--- BEGIN DATA SECTION ---

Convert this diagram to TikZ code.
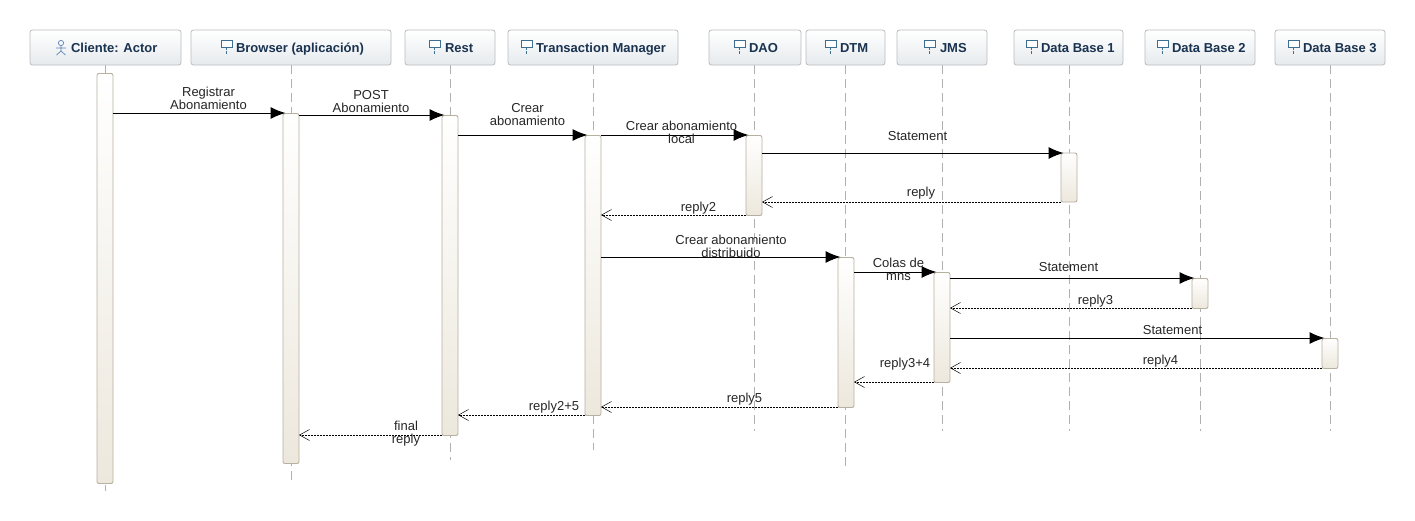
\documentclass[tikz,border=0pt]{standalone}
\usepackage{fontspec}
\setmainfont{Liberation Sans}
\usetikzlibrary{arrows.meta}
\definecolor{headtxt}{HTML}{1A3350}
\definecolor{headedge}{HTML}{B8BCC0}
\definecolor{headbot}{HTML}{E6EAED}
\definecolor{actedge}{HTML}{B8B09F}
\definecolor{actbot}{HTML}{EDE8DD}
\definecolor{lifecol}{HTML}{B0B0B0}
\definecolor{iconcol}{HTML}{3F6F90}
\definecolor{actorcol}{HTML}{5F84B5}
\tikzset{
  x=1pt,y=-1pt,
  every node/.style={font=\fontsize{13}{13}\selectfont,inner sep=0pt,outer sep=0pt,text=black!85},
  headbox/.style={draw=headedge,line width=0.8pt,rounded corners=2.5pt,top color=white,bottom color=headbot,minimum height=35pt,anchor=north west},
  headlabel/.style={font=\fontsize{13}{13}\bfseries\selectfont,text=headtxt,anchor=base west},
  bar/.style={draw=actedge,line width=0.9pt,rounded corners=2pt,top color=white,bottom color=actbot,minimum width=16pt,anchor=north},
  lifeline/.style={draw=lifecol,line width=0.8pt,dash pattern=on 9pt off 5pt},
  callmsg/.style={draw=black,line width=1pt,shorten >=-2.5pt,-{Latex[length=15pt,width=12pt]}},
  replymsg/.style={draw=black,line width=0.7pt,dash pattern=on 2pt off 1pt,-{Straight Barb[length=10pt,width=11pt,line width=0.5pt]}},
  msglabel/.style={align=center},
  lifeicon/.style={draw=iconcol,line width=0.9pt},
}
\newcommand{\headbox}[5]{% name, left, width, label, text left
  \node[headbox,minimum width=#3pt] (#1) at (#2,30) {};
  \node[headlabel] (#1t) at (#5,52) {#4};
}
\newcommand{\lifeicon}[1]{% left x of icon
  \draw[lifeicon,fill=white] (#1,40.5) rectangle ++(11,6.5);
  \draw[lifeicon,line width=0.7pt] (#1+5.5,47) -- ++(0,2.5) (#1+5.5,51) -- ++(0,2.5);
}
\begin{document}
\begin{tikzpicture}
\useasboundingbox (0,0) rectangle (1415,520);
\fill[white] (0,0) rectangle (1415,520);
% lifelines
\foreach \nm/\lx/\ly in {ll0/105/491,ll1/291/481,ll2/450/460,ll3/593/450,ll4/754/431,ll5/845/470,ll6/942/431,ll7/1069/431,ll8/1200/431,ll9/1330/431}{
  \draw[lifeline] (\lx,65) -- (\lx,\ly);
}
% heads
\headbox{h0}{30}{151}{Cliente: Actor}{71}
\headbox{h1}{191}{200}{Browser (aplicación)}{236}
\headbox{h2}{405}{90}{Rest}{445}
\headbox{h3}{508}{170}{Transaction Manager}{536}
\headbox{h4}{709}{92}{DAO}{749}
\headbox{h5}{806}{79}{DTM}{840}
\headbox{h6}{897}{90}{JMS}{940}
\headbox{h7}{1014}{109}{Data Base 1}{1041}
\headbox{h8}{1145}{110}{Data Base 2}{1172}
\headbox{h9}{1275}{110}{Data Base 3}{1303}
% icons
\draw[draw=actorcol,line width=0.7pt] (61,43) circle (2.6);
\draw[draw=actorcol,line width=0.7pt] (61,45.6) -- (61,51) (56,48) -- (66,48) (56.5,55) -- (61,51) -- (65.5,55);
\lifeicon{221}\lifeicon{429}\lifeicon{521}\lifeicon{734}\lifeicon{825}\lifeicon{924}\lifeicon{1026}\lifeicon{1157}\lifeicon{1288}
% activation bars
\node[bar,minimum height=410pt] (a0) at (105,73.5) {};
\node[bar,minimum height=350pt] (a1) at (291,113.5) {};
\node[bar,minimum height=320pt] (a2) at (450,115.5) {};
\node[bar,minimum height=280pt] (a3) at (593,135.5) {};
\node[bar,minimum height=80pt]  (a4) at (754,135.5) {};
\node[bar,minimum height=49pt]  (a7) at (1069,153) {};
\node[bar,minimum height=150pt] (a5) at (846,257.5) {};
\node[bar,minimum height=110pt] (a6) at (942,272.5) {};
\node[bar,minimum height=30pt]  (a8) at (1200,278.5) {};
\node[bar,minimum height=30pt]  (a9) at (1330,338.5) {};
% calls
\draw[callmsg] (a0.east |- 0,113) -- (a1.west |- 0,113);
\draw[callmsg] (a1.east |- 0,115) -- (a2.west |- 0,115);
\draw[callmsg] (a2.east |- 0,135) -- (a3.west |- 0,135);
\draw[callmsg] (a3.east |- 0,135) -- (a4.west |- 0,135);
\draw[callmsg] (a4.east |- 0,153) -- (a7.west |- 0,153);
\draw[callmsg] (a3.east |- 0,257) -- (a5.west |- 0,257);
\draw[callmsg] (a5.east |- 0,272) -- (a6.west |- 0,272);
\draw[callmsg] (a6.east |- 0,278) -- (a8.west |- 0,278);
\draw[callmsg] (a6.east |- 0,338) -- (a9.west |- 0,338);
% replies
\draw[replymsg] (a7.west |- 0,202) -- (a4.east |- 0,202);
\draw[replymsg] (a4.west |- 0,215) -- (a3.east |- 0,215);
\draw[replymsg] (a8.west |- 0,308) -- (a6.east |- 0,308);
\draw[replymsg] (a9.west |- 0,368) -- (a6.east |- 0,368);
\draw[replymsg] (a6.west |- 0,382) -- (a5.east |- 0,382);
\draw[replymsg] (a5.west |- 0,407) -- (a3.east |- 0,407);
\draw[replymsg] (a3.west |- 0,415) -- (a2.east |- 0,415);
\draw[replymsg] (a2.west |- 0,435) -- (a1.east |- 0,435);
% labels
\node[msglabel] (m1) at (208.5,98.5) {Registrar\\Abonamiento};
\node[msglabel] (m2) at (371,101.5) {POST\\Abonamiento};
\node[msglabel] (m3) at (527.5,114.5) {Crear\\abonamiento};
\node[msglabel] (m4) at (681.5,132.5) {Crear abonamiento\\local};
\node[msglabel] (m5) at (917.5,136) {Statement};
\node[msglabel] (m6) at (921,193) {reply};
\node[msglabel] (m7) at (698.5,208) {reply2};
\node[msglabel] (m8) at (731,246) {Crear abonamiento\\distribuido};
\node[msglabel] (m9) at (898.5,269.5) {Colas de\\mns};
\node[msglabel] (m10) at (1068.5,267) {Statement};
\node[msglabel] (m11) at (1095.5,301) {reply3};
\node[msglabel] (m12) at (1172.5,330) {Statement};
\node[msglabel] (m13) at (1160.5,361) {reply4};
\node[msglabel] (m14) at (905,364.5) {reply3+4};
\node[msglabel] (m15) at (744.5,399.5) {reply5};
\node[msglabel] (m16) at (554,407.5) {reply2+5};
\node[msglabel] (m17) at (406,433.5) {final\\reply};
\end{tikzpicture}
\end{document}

--- END DATA SECTION ---

WHAT IS REQUIRED => Make an exact copy of the data above, pictures excluded.

RESULT =>
Convert this diagram to TikZ code.
\documentclass[tikz,border=0pt]{standalone}
\usepackage{fontspec}
\setmainfont{Liberation Sans}
\usetikzlibrary{arrows.meta}
\definecolor{headtxt}{HTML}{1A3350}
\definecolor{headedge}{HTML}{B8BCC0}
\definecolor{headbot}{HTML}{E6EAED}
\definecolor{actedge}{HTML}{B8B09F}
\definecolor{actbot}{HTML}{EDE8DD}
\definecolor{lifecol}{HTML}{B0B0B0}
\definecolor{iconcol}{HTML}{3F6F90}
\definecolor{actorcol}{HTML}{5F84B5}
\tikzset{
  x=1pt,y=-1pt,
  every node/.style={font=\fontsize{13}{13}\selectfont,inner sep=0pt,outer sep=0pt,text=black!85},
  headbox/.style={draw=headedge,line width=0.8pt,rounded corners=2.5pt,top color=white,bottom color=headbot,minimum height=35pt,anchor=north west},
  headlabel/.style={font=\fontsize{13}{13}\bfseries\selectfont,text=headtxt,anchor=base west},
  bar/.style={draw=actedge,line width=0.9pt,rounded corners=2pt,top color=white,bottom color=actbot,minimum width=16pt,anchor=north},
  lifeline/.style={draw=lifecol,line width=0.8pt,dash pattern=on 9pt off 5pt},
  callmsg/.style={draw=black,line width=1pt,shorten >=-2.5pt,-{Latex[length=15pt,width=12pt]}},
  replymsg/.style={draw=black,line width=0.7pt,dash pattern=on 2pt off 1pt,-{Straight Barb[length=10pt,width=11pt,line width=0.5pt]}},
  msglabel/.style={align=center},
  lifeicon/.style={draw=iconcol,line width=0.9pt},
}
\newcommand{\headbox}[5]{% name, left, width, label, text left
  \node[headbox,minimum width=#3pt] (#1) at (#2,30) {};
  \node[headlabel] (#1t) at (#5,52) {#4};
}
\newcommand{\lifeicon}[1]{% left x of icon
  \draw[lifeicon,fill=white] (#1,40.5) rectangle ++(11,6.5);
  \draw[lifeicon,line width=0.7pt] (#1+5.5,47) -- ++(0,2.5) (#1+5.5,51) -- ++(0,2.5);
}
\begin{document}
\begin{tikzpicture}
\useasboundingbox (0,0) rectangle (1415,520);
\fill[white] (0,0) rectangle (1415,520);
% lifelines
\foreach \nm/\lx/\ly in {ll0/105/491,ll1/291/481,ll2/450/460,ll3/593/450,ll4/754/431,ll5/845/470,ll6/942/431,ll7/1069/431,ll8/1200/431,ll9/1330/431}{
  \draw[lifeline] (\lx,65) -- (\lx,\ly);
}
% heads
\headbox{h0}{30}{151}{Cliente: Actor}{71}
\headbox{h1}{191}{200}{Browser (aplicación)}{236}
\headbox{h2}{405}{90}{Rest}{445}
\headbox{h3}{508}{170}{Transaction Manager}{536}
\headbox{h4}{709}{92}{DAO}{749}
\headbox{h5}{806}{79}{DTM}{840}
\headbox{h6}{897}{90}{JMS}{940}
\headbox{h7}{1014}{109}{Data Base 1}{1041}
\headbox{h8}{1145}{110}{Data Base 2}{1172}
\headbox{h9}{1275}{110}{Data Base 3}{1303}
% icons
\draw[draw=actorcol,line width=0.7pt] (61,43) circle (2.6);
\draw[draw=actorcol,line width=0.7pt] (61,45.6) -- (61,51) (56,48) -- (66,48) (56.5,55) -- (61,51) -- (65.5,55);
\lifeicon{221}\lifeicon{429}\lifeicon{521}\lifeicon{734}\lifeicon{825}\lifeicon{924}\lifeicon{1026}\lifeicon{1157}\lifeicon{1288}
% activation bars
\node[bar,minimum height=410pt] (a0) at (105,73.5) {};
\node[bar,minimum height=350pt] (a1) at (291,113.5) {};
\node[bar,minimum height=320pt] (a2) at (450,115.5) {};
\node[bar,minimum height=280pt] (a3) at (593,135.5) {};
\node[bar,minimum height=80pt]  (a4) at (754,135.5) {};
\node[bar,minimum height=49pt]  (a7) at (1069,153) {};
\node[bar,minimum height=150pt] (a5) at (846,257.5) {};
\node[bar,minimum height=110pt] (a6) at (942,272.5) {};
\node[bar,minimum height=30pt]  (a8) at (1200,278.5) {};
\node[bar,minimum height=30pt]  (a9) at (1330,338.5) {};
% calls
\draw[callmsg] (a0.east |- 0,113) -- (a1.west |- 0,113);
\draw[callmsg] (a1.east |- 0,115) -- (a2.west |- 0,115);
\draw[callmsg] (a2.east |- 0,135) -- (a3.west |- 0,135);
\draw[callmsg] (a3.east |- 0,135) -- (a4.west |- 0,135);
\draw[callmsg] (a4.east |- 0,153) -- (a7.west |- 0,153);
\draw[callmsg] (a3.east |- 0,257) -- (a5.west |- 0,257);
\draw[callmsg] (a5.east |- 0,272) -- (a6.west |- 0,272);
\draw[callmsg] (a6.east |- 0,278) -- (a8.west |- 0,278);
\draw[callmsg] (a6.east |- 0,338) -- (a9.west |- 0,338);
% replies
\draw[replymsg] (a7.west |- 0,202) -- (a4.east |- 0,202);
\draw[replymsg] (a4.west |- 0,215) -- (a3.east |- 0,215);
\draw[replymsg] (a8.west |- 0,308) -- (a6.east |- 0,308);
\draw[replymsg] (a9.west |- 0,368) -- (a6.east |- 0,368);
\draw[replymsg] (a6.west |- 0,382) -- (a5.east |- 0,382);
\draw[replymsg] (a5.west |- 0,407) -- (a3.east |- 0,407);
\draw[replymsg] (a3.west |- 0,415) -- (a2.east |- 0,415);
\draw[replymsg] (a2.west |- 0,435) -- (a1.east |- 0,435);
% labels
\node[msglabel] (m1) at (208.5,98.5) {Registrar\\Abonamiento};
\node[msglabel] (m2) at (371,101.5) {POST\\Abonamiento};
\node[msglabel] (m3) at (527.5,114.5) {Crear\\abonamiento};
\node[msglabel] (m4) at (681.5,132.5) {Crear abonamiento\\local};
\node[msglabel] (m5) at (917.5,136) {Statement};
\node[msglabel] (m6) at (921,193) {reply};
\node[msglabel] (m7) at (698.5,208) {reply2};
\node[msglabel] (m8) at (731,246) {Crear abonamiento\\distribuido};
\node[msglabel] (m9) at (898.5,269.5) {Colas de\\mns};
\node[msglabel] (m10) at (1068.5,267) {Statement};
\node[msglabel] (m11) at (1095.5,301) {reply3};
\node[msglabel] (m12) at (1172.5,330) {Statement};
\node[msglabel] (m13) at (1160.5,361) {reply4};
\node[msglabel] (m14) at (905,364.5) {reply3+4};
\node[msglabel] (m15) at (744.5,399.5) {reply5};
\node[msglabel] (m16) at (554,407.5) {reply2+5};
\node[msglabel] (m17) at (406,433.5) {final\\reply};
\end{tikzpicture}
\end{document}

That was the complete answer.